ズームからリアルの職場へ。
そういう動きが進むアメリカで、それにしても仕事ってなんだろう、と考える魅力的なエッセイがウェブサイトに載っています。穏やかな語り口の、でも過激な寄稿のポイントを紹介しましょう(The Future of Work Should Mean Working Less. By Jonathan Malesic. Sep. 24, 2021, The New York Times)。

書いたのはジョナサン・マレシック博士。宗教学者のライター、寿司職人、かつ駐車場管理人だそうです。プロフィールからして世捨て人風ですね。
博士は、私たちはただ仕事をするだけの存在ではないと、次のようにいいます。
・・・週40時間の労働は、絶え間ない緊張と不満と燃えつきの源泉だ。そういう職場にもどる前に働くことの意味を考えよう。自分の仕事は、自分の人生にどのようにあてはまるのか。

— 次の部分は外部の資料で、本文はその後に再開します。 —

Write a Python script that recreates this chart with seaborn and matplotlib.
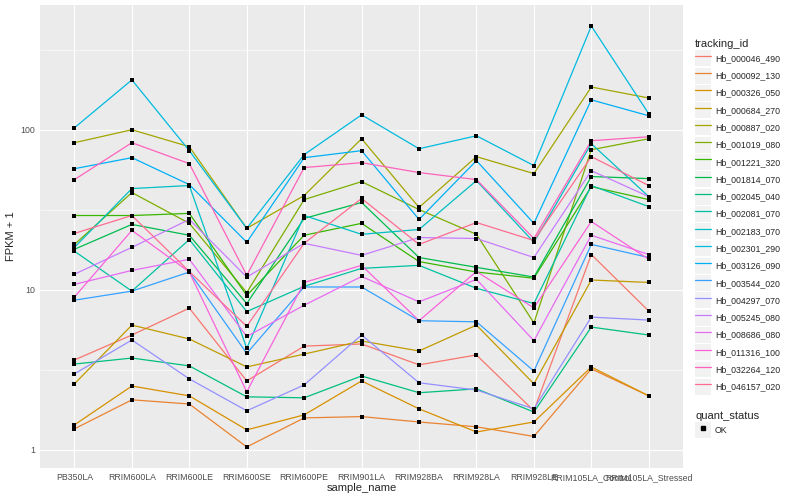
import matplotlib
matplotlib.use("Agg")
import matplotlib.pyplot as plt
from matplotlib.lines import Line2D
from matplotlib.patches import Rectangle
from matplotlib.ticker import FixedLocator, FixedFormatter
import numpy as np
import pandas as pd
import seaborn as sns

samples = ["PB350LA", "RRIM600LA", "RRIM600LE", "RRIM600SE", "RRIM600PE",
           "RRIM901LA", "RRIM928BA", "RRIM928LA", "RRIM928LE",
           "RRIM105LA_Control", "RRIM105LA_Stressed"]

tracking_ids = ["Hb_000046_490", "Hb_000092_130", "Hb_000326_050", "Hb_000684_270",
                "Hb_000887_020", "Hb_001019_080", "Hb_001221_320", "Hb_001814_070",
                "Hb_002045_040", "Hb_002081_070", "Hb_002183_070", "Hb_002301_290",
                "Hb_003126_090", "Hb_003544_020", "Hb_004297_070", "Hb_005245_080",
                "Hb_008686_080", "Hb_011316_100", "Hb_032264_120", "Hb_046157_020"]

# FPKM + 1, one list per gene (same order as samples)
hb_000046_490 = [3.64, 5.21, 7.67, 2.69, 4.44, 4.58, 3.39, 3.91, 1.75, 16.6, 7.35]
hb_000092_130 = [1.35, 2.05, 1.93, 1.04, 1.58, 1.61, 1.49, 1.39, 1.21, 3.20, 2.17]
hb_000326_050 = [1.43, 2.50, 2.17, 1.33, 1.65, 2.69, 1.80, 1.29, 1.49, 3.29, 2.17]
hb_000684_270 = [2.58, 6.01, 4.92, 3.29, 3.96, 4.78, 4.14, 6.01, 2.58, 11.5, 11.1]
hb_000887_020 = [83.0, 100, 78.4, 24.2, 38.8, 87.9, 32.7, 67.9, 53.2, 185, 158]
hb_001019_080 = [19.2, 40.5, 26.0, 9.6, 36.6, 47.4, 31.7, 22.2, 6.2, 75.0, 87.9]
hb_001221_320 = [29.1, 29.1, 30.0, 9.2, 21.9, 26.0, 15.0, 12.9, 11.8, 44.1, 36.6]
hb_001814_070 = [17.9, 25.6, 21.9, 8.2, 27.9, 35.1, 15.9, 13.8, 12.0, 51.0, 49.5]
hb_002045_040 = [3.43, 3.74, 3.34, 2.14, 2.11, 2.89, 2.27, 2.40, 1.72, 5.84, 5.21]
hb_002081_070 = [17.4, 9.8, 20.6, 7.3, 10.5, 13.6, 14.2, 10.2, 8.2, 44.8, 33.1]
hb_002183_070 = [18.4, 42.9, 44.8, 4.3, 29.1, 22.2, 23.8, 48.1, 19.8, 81.8, 38.2]
hb_002301_290 = [102.9, 205, 74.0, 24.2, 69.9, 124, 76.1, 91.7, 59.7, 445, 125.8]
hb_003126_090 = [57.1, 66.9, 45.4, 19.8, 66.9, 74.0, 27.5, 64.1, 26.0, 153.8, 122.3]
hb_003544_020 = [8.6, 9.8, 12.9, 4.0, 10.4, 10.4, 6.4, 6.3, 3.1, 19.2, 15.9]
hb_004297_070 = [2.98, 4.85, 2.77, 1.75, 2.54, 5.21, 2.62, 2.36, 1.80, 6.74, 6.46]
hb_005245_080 = [12.5, 18.4, 27.5, 12.0, 19.5, 16.4, 21.2, 20.9, 15.9, 55.5, 38.2]
hb_008686_080 = [10.8, 13.2, 15.5, 5.1, 8.0, 12.1, 8.4, 11.6, 4.8, 21.9, 16.6]
hb_011316_100 = [9.0, 23.5, 12.9, 2.3, 11.1, 14.2, 6.4, 13.0, 7.7, 26.7, 15.5]
hb_032264_120 = [48.8, 83.0, 61.4, 12.3, 58.0, 62.3, 54.0, 48.8, 20.9, 85.4, 90.4]
hb_046157_020 = [22.5, 29.1, 13.0, 5.9, 19.5, 37.2, 19.2, 26.3, 20.3, 67.9, 44.8]

series = [hb_000046_490, hb_000092_130, hb_000326_050, hb_000684_270, hb_000887_020,
          hb_001019_080, hb_001221_320, hb_001814_070, hb_002045_040, hb_002081_070,
          hb_002183_070, hb_002301_290, hb_003126_090, hb_003544_020, hb_004297_070,
          hb_005245_080, hb_008686_080, hb_011316_100, hb_032264_120, hb_046157_020]

# ggplot2 hue_pal() for 20 levels
colors = ["#F8766D", "#EA8331", "#D89000", "#C09B00", "#A3A500", "#7CAE00", "#39B600",
          "#00BB4E", "#00BF7D", "#00C1A3", "#00BFC4", "#00BAE0", "#00B0F6", "#35A2FF",
          "#9590FF", "#C77CFF", "#E76BF3", "#FA62DB", "#FF62BC", "#FF6C91"]

df = pd.DataFrame(
    [(tid, s, v) for tid, vals in zip(tracking_ids, series) for s, v in zip(samples, vals)],
    columns=["tracking_id", "sample_name", "fpkm1"],
)
df["quant_status"] = "OK"

sns.set_style("white")
plt.rcParams["font.family"] = ["Liberation Sans", "DejaVu Sans"]

fig = plt.figure(figsize=(8, 5), dpi=100)
ax = fig.add_axes([0.05, 0.064, 0.804, 0.926])
ax.set_facecolor("#EBEBEB")

sns.lineplot(data=df, x="sample_name", y="fpkm1", hue="tracking_id",
             hue_order=tracking_ids, palette=colors, estimator=None, sort=False,
             linewidth=0.9, legend=False, ax=ax)
sns.scatterplot(data=df, x="sample_name", y="fpkm1", color="black", marker="s",
                s=7, linewidth=0, legend=False, zorder=3, ax=ax)

ax.set_yscale("log")
lo, hi = np.log10(df["fpkm1"].min()), np.log10(df["fpkm1"].max())
pad = 0.05 * (hi - lo)
ax.set_ylim(10 ** (lo - pad), 10 ** (hi + pad))
ax.set_xlim(-0.6, len(samples) - 0.4)

ax.yaxis.set_major_locator(FixedLocator([1, 10, 100]))
ax.yaxis.set_major_formatter(FixedFormatter(["1", "10", "100"]))
ax.yaxis.set_minor_locator(FixedLocator([10 ** 0.5, 10 ** 1.5, 10 ** 2.5]))
ax.yaxis.set_minor_formatter(FixedFormatter(["", "", ""]))

ax.grid(True, which="major", color="white", linewidth=0.8)
ax.grid(True, which="minor", axis="y", color="white", linewidth=0.4)
ax.set_axisbelow(True)
for sp in ax.spines.values():
    sp.set_visible(False)
ax.tick_params(which="major", length=2, width=0.6, color="#333333",
               labelsize=6.3, labelcolor="#4D4D4D", pad=1.5)
ax.tick_params(which="minor", length=0)
ax.set_xlabel("sample_name", fontsize=8, labelpad=1)
ax.set_ylabel("FPKM + 1", fontsize=8, labelpad=3)

# legend keys: grey box with the line drawn over it, like ggplot
key_bg = dict(facecolor="#F2F2F2", edgecolor="none")
key_kw = dict(frameon=False, fontsize=6.3, title_fontsize=8, handlelength=1.8,
              handleheight=2.4, labelspacing=0.17, handletextpad=0.45,
              alignment="left", borderpad=0, borderaxespad=0, loc="upper left")
handles = [(Rectangle((0, 0), 1, 1, **key_bg), Line2D([], [], color=c, lw=0.9)) for c in colors]
leg1 = fig.legend(handles, tracking_ids, bbox_to_anchor=(0.869, 0.922),
                  title="tracking_id", **key_kw)

ok_handle = (Rectangle((0, 0), 1, 1, **key_bg),
             Line2D([], [], ls="none", marker="s", ms=2.4, color="black"))
leg2 = fig.legend([ok_handle], ["OK"], bbox_to_anchor=(0.869, 0.178),
                  title="quant_status", **key_kw)

fig.savefig("out.png", dpi=100)
plt.close(fig)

・・・こう考えてみたらどうだろう。誰にもみな、ベーシックインカムと住居と保健医療があること。失業することなく退職が可能で、障害があっても、誰かを支援していてもふつうでまっとうな暮らしができること。できないことではない。パンデミックで数百万人が一気に仕事を失ったのに、彼らの尊厳は失われなかった。
・・・働かなくても、人には尊厳がある。カトリックは過去130年、こう教えてきた。雇用者が求める仕事をするのではなく、労働者が自分にふさわしい仕事をすればよいと。1891年に法王レオ8世は書いている。労働条件は労働時間もふくめ、働くものに適していなければならない、きつい労働は短縮すべきだと。れわれは、看護師をはじめ厳しい労働に従事する人びとに、8時間も働かなくていいといおうではないか。

・・・デューク大学のマルクス主義フェミニスト、キャシー・ウィークス教授もいっている。「上司や仲間、顧客が求める圧力で私たちは燃えつき、希望を失う」。賃金を減らすことなく、労働時間を6時間にするべきだと彼女は提案している。
・・・われわれに必要なのは、尊厳、思いやり、楽しみ、それに連帯だ。あなたにとってよいことは、わたしのよいこととつながっている。私が働きすぎれば、あなたも燃えつきるだろう・・・

というふうな枠組みで、仕事ってものを考えてみましょうというんですね。
ぜーんぶ、夢みたいな主張。
でもこの世の中のどこかで誰かが、折りにふれ、こういう夢を語っていてほしいです。